For actors like Steve Harvey, show hosting becomes their game of choice

By Luaine Lee, Tribune News Service
Published: August 13, 2023, 6:05am

Even very successful actors often travel a rough road in their careers. Job opportunities prove erratic and today’s hit comedy may be tomorrow’s dusty DVD. One way actors can smooth the ride is by hosting TV’s multiple game shows. Think Drew Carey, Jane Lynch, Joel McHale.

Steve Harvey, who hosts the daytime syndicated “Family Feud,” took some time off television to star in a few movies. But when he came back, he said, “I know in my heart that I’m really a TV guy. I know that’s what I’m really good at doin’, so I’ve had plenty of time off to think about it. If I went back to television, what did I want to do?”

What he wanted to do was prove himself one of the most successful game show hosts on the tube with “Family Feud.” When Harvey took over the show in 2010 it detonated with a 40% ratings increase.

But as a young man, hosting a TV show would’ve been beyond Harvey’s wildest dreams because he stuttered badly.

“I always had funny thoughts. I just couldn’t get them out,” he says. “Then when I stopped stuttering, I was still so bashful from stuttering in public that even when I was in high school, I would just say stuff under my breath to the students sitting close to me. They would be on the floor laughing. And then they’d have to go to the principal’s office, and I’d be sitting there with the same deadpan look on my face.

“I had a real dry sense of humor,” continues Harvey, who began as a standup comedian. “I didn’t really come out of that until I went to college, and I was away from my parents and getting up going like I wanted. And that freedom made me say stuff out loud. And there was a lot of loud, brash kids in college, and I couldn’t let them think that I was some little sissy.”

Jeff Hephner, known for his acting chops in shows like “Oppenheimer,” “Power Book II: Ghost,” “Chicago Fire,” has earned his position as orchestrator of the GSN’s fast moving quizzer, “Switch.”

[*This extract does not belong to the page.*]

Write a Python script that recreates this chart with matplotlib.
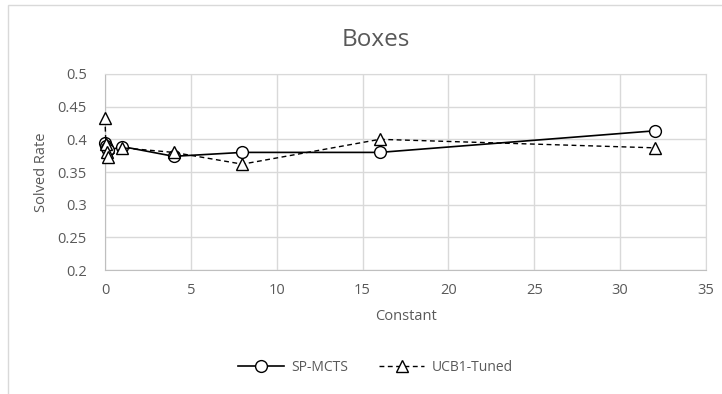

Hephner was a basketball whiz in high school. He earned a basketball scholarship to Ferris State University in Michigan. But a torn calf muscle and six months of rehab convinced him he had to concentrate on something else. And performing had always crouched in the back of his mind. “I made the decision my days of a ballplayer are over; the days of being knock-around were over, and I wanted to really chase something I was passionate about. And I have,” he says.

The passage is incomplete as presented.